Moving on to something less serious, Remember the TV term "rabbit-ears"? Television in its infancy brought SEEING as well as hearing to the listener. Now we are getting somewhere! Those of us who may have partial hearing loss and wrinkled faces must surely remember our first TV set. It was in black and white and pretty fuzzy, but we could actually SEE who was telling those jokes and singing those love songs. It was not until about 1946 that television stations started broadcasting. By 1949, there were 3 million homes with sets. I recall seeing my first transmission in a Chicago store window. Don't remember what they were talking about because the sound wasn't turned up. My sister and brother-in-law had the first family set in about 1950. Pretty small, maybe 12" square screen with rounded corners. Perhaps some of you readers could expound a bit more on old TVs.

Page 4

Our first set was a B&W table model about 17" diagonal measure. It was a Philco and we bought it new in Rhode Island in 1953. The only station broadcasting was WJAR in Providence. Programming was minimal, but I remember watching the serial called "Mr. Peepers" staring Wally Cox. And there was the "Ed Sullivan Show" for evening fare. Kukla, Fran and Ollie was for the kids and the show called "its Howdy Doody Time". When those words were spoken our 2 year old daughter would race from what she was doing and sit in front of the set. The first advertisement was from, The Sturdee Chair Company of Coventry, RI.

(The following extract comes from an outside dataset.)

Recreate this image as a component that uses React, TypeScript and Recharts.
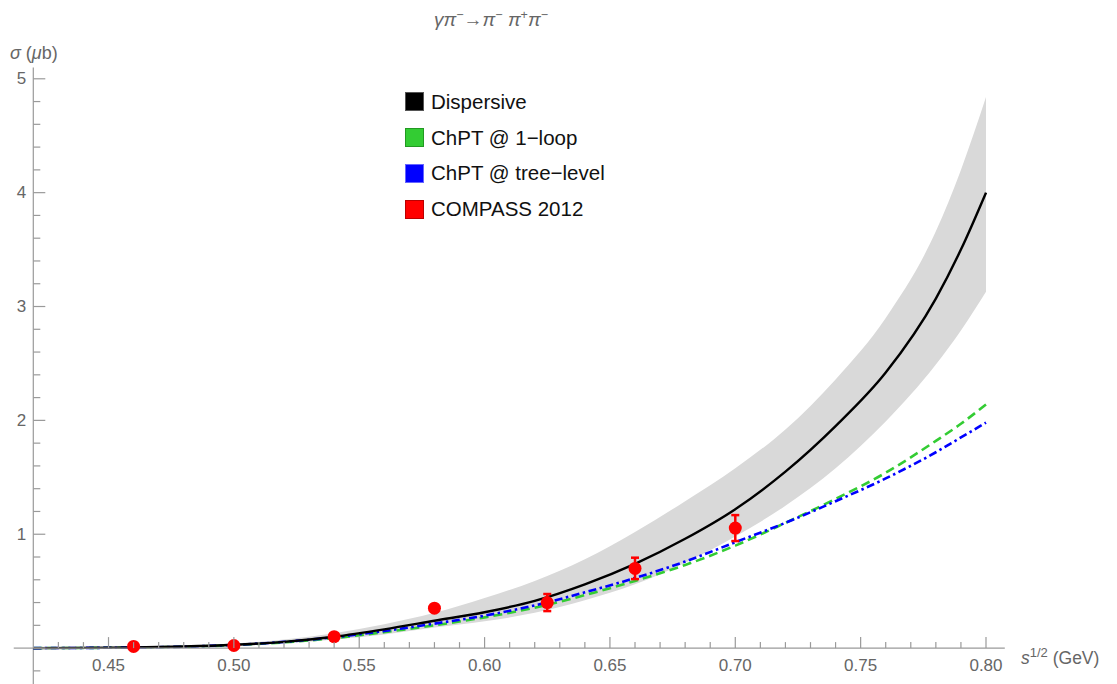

Much change has been made to Television programming and much could be said about the decline of ethics and moral values and probably our appetite for more violence and inane stupidity in our viewing materials. This would make a good story sometime later. Right now, it's THAT STEREO!!! Turn down the VOLUME!!! You may even find there is some credible music there. If that doesn't work, read a good book or maybe discover more about how hearing loss is largely irreparable.